One of the charms of Việt Nam is how a humble motorcycle becomes a beast of burden.
The cargo may range from a family of five to hundreds of pounds of bagged whatnot, balanced and strapped down for the ride.
I’ve seen motorbikes bearing beehives in mesh bags; an empty aquarium draped with plastic bags holding tropical fish swimming in water; a basket of unbutchered thịt chó – dog meat.
A friend told me she once saw a drunk tied to the back of a motorbike.
Every day – no, practically every minute – a foreigner on the streets of urban Việt Nam will see something that would earn a traffic citation at home.
And yet these shipments usually get to their destination – no problem.
The system seems to work.
But maybe this ingenuity in moving domestic products like eggs, beer and construction rebars may both mask and underscore a big problem dogging Việt Nam’s progress:
The logistics of imports and exports.
This system, as a recent World Bank study quantified, definitely is not working.
The study comparing Southeast Asian economies raised my eyebrows.
The efficiency of Singapore should come as no surprise.
Built for speed, Singapore requires an average of five days to process a commodity export and four days for imports.
Compare that to the Philippines:
15 days for exports, 14 days for imports – one of the slowest.
But Việt Nam is slower than slow – a full week slower than the Philippines, at 22 days and 21 days, respectively.
And a scoring system developed for the study found that Việt Nam’s trade logistics are getting worse, falling 31 points, while regional rivals are improving:
Myanmar up 38 points, Cambodia up 15, Indonesia up 30 and the Philippines up 8.
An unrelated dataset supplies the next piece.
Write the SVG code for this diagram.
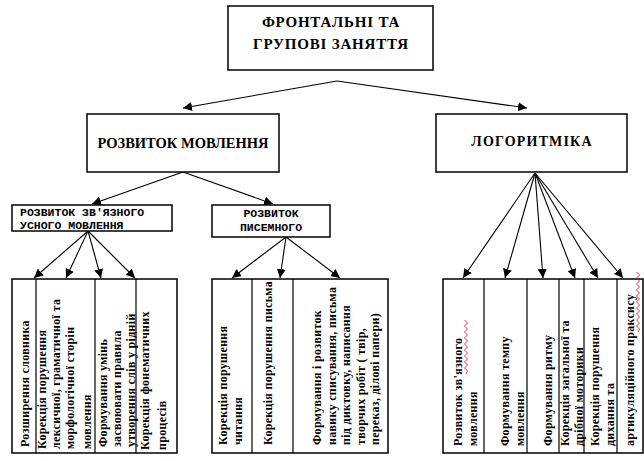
<svg xmlns="http://www.w3.org/2000/svg" width="644" height="461" viewBox="0 0 644 461">
<style>
.box{fill:#fff;stroke:#000;stroke-width:1.5}
.div{stroke:#000;stroke-width:1.2;fill:none}
.t{font-family:'Liberation Serif','Times New Roman',serif;font-weight:bold;fill:#000}
.h{font-size:15px;letter-spacing:0.8px}
.m{font-family:'Liberation Mono','Courier New',monospace;font-weight:bold;font-size:11.5px;fill:#000}
.r{font-family:'Liberation Serif','Times New Roman',serif;font-weight:bold;font-size:12px;fill:#000;letter-spacing:0.3px}
.c line{stroke:#000;stroke-width:1.1;marker-end:url(#a)}
.sq{fill:none;stroke:#e00;stroke-width:0.8}
</style>
<defs>
<marker id="a" markerUnits="userSpaceOnUse" markerWidth="10" markerHeight="9" refX="9" refY="4.5" orient="auto">
<path d="M0,0 L9,4.5 L0,9 Z" fill="#000"/>
</marker>
</defs>

<g id="connectors" class="c">
<line x1="337" y1="81" x2="183" y2="108"/>
<line x1="337" y1="81" x2="527" y2="108"/>
<line x1="183" y1="172" x2="92" y2="204"/>
<line x1="183" y1="172" x2="273" y2="204"/>
<line x1="88" y1="231" x2="34" y2="278"/>
<line x1="88" y1="231" x2="66" y2="278"/>
<line x1="88" y1="231" x2="101" y2="278"/>
<line x1="88" y1="231" x2="135" y2="278"/>
<line x1="286" y1="237" x2="232" y2="278"/>
<line x1="286" y1="237" x2="280" y2="278"/>
<line x1="286" y1="237" x2="340" y2="278"/>
<line x1="535" y1="173" x2="463" y2="278"/>
<line x1="535" y1="173" x2="505" y2="278"/>
<line x1="535" y1="173" x2="543" y2="278"/>
<line x1="535" y1="173" x2="575" y2="278"/>
<line x1="535" y1="173" x2="598" y2="278"/>
<line x1="535" y1="173" x2="623" y2="278"/>
</g>

<g id="top">
<rect class="box" x="228" y="6" width="205" height="64"/>
<text class="t h" x="331" y="27" text-anchor="middle">ФРОНТАЛЬНІ  ТА</text>
<text class="t h" x="331" y="49" text-anchor="middle">ГРУПОВІ ЗАНЯТТЯ</text>
</g>

<g id="rozvytok">
<rect class="box" x="87" y="114" width="192" height="58"/>
<text class="t" font-size="14.5" x="183" y="148" text-anchor="middle">РОЗВИТОК МОВЛЕННЯ</text>
</g>

<g id="logorytmika">
<rect class="box" x="436" y="114" width="191" height="58"/>
<text class="t" font-size="14" letter-spacing="1.2" x="532" y="146" text-anchor="middle">ЛОГОРИТМІКА</text>
</g>

<g id="usne">
<rect class="box" x="12" y="205" width="160" height="26"/>
<text class="m" x="20" y="216">РОЗВИТОК ЗВ'ЯЗНОГО</text>
<text class="m" x="20" y="229">УСНОГО МОВЛЕННЯ</text>
</g>

<g id="pysemne">
<rect class="box" x="212" y="205" width="118" height="32"/>
<text class="m" x="271" y="217" text-anchor="middle">РОЗВИТОК</text>
<text class="m" x="271" y="231" text-anchor="middle">ПИСЕМНОГО</text>
</g>

<g id="usne-list">
<rect class="box" x="12" y="279" width="165" height="174"/>
<line class="div" x1="36" y1="279" x2="36" y2="453"/>
<line class="div" x1="95" y1="279" x2="95" y2="453"/>
<line class="div" x1="136" y1="279" x2="136" y2="453"/>
<text class="r" transform="translate(29,447) rotate(-90)">Розширення словника</text>
<text class="r" transform="translate(46,449) rotate(-90)"><tspan x="0" dy="0">Корекція порушення</tspan><tspan x="0" dy="14">лексичної, граматичної  та</tspan><tspan x="0" dy="14">морфологічної сторін</tspan><tspan x="0" dy="17">мовлення</tspan></text>
<text class="r" transform="translate(107,447) rotate(-90)"><tspan x="0" dy="0">Формування умінь</tspan><tspan x="0" dy="14">засвоювати правила</tspan><tspan x="0" dy="14">утворення слів у рідній</tspan></text>
<text class="r" transform="translate(149,450) rotate(-90)"><tspan x="0" dy="0">Корекція фонематичних</tspan><tspan x="0" dy="17">процесів</tspan></text>
</g>

<g id="pysemne-list">
<rect class="box" x="212" y="279" width="176" height="174"/>
<line class="div" x1="252" y1="279" x2="252" y2="453"/>
<line class="div" x1="293" y1="279" x2="293" y2="453"/>
<text class="r" transform="translate(227,445) rotate(-90)"><tspan x="0" dy="0">Корекція порушення</tspan><tspan x="0" dy="15">читання</tspan></text>
<text class="r" transform="translate(272,445) rotate(-90)">Корекція порушення письма</text>
<text class="r" transform="translate(321,445) rotate(-90)"><tspan x="0" dy="0">Формування і розвиток</tspan><tspan x="0" dy="14.5">навику списування, письма</tspan><tspan x="0" dy="14.5">під диктовку,  написання</tspan><tspan x="0" dy="14.5">творчих робіт ( твір,</tspan><tspan x="0" dy="14.5">переказ, ділові папери)</tspan></text>
</g>

<g id="logo-list">
<rect class="box" x="443" y="279" width="200" height="174"/>
<line class="div" x1="484" y1="279" x2="484" y2="453"/>
<line class="div" x1="527" y1="279" x2="527" y2="453"/>
<line class="div" x1="559" y1="279" x2="559" y2="453"/>
<line class="div" x1="584" y1="279" x2="584" y2="453"/>
<line class="div" x1="617" y1="279" x2="617" y2="453"/>
<text class="r" transform="translate(462,446) rotate(-90)"><tspan x="0" dy="0">Розвиток зв'язного</tspan><tspan x="0" dy="15">мовлення</tspan></text>
<text class="r" transform="translate(509,446) rotate(-90)"><tspan x="0" dy="0">Формування темпу</tspan><tspan x="0" dy="15">мовлення</tspan></text>
<text class="r" transform="translate(552,446) rotate(-90)">Формування ритму</text>
<text class="r" transform="translate(569,446) rotate(-90)"><tspan x="0" dy="0">Корекція  загальної та</tspan><tspan x="0" dy="14">дрібної моторики</tspan></text>
<text class="r" transform="translate(599,446) rotate(-90)"><tspan x="0" dy="0">Корекція порушення</tspan><tspan x="0" dy="15">дихання та</tspan></text>
<text class="r" transform="translate(634,446) rotate(-90)">артикуляційного праксису</text>
<path class="sq" d="M466,374 l1.5,-3 l-3,-3 l3,-3 l-3,-3 l3,-3 l-3,-3 l3,-3 l-3,-3 l3,-3 l-3,-3 l3,-3 l-3,-3 l3,-3 l-3,-3 l3,-3 l-3,-3 l3,-3 l-3,-3"/>
<path class="sq" d="M638,332 l1.5,-3 l-3,-3 l3,-3 l-3,-3 l3,-3 l-3,-3 l3,-3 l-3,-3 l3,-3 l-3,-3 l3,-3 l-3,-3 l3,-3 l-3,-3 l3,-3 l-3,-3 l3,-3 l-3,-3 l3,-3 l-3,-3"/>
</g>
</svg>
Vietnamese folklore venerates the tough, slow-moving turtle – but these numbers suggest a snail moving backwards.
The World Bank put a price on this inefficiency:
Việt Nam’s average cost for exporting and importing a container was $580 and $670, compared to $456 and $439 for Singapore, and $450 and $435 for Malaysia.
To me, Việt Nam’s slow pace presents a conundrum.
There is no questioning the impressive work ethic of the Vietnamese – but time itself seems to have little value.
I noticed this back home in California, when my Sài Gòn – born wife would occasionally hire Vietnamese handymen, who would quote a modest price for a job and then put it long hours getting it done.
My wife would half-jokingly refer to “Vietnamese time,” and I long ago learned that if she said “I’ll be there in 20 minutes,” it might take an hour.
So after arriving in Việt Nam, I felt affirmed when I read a EuroCham report that urged the Vietnamese to embrace the conventional wisdom that “time is money.”
So why does Việt Nam have so much catching up to do?
To me, the cultural component seems valid:
Perhaps nothing mattered more in the American War than perseverance and a willingness to outlast their enemy.
Việt Nam’s internal clock, a friend suggests, may have been set by its agricultural roots and tedious, time-consuming labor of rice farming.
But the Vietnamese are aware that their physical and bureaucratic system for foreign trade is a mess.
At the conference where the World Bank report was released, participants complained of having shipments held up by customs and other authorities who required three sets of approvals – and of some who wanted bribes to expedite shipments.
It’s hard to see a silver lining in this.
From a distance, it seems obvious that huge sums loaned for overbuilding and paralyzing Việt Nam’s housing market would have been better applied to upgrading roads, ports and other transport infrastructure.
Instead of building towers that now stand as an empty monument, a construction crew could have been improving a port that quietly makes Việt Nam work better.
Now billions of overseas development assistance has been pledged to Việt Namby foreign donor nations.
Foreign investment is also pouring into plans for new ports and “public-private partnerships” to improve highways.
There is a lot of work to be done just for Việt Nam to get up to the Philippines’ speed.
The question remains, however, how Việt Nam will fix its human infrastructure.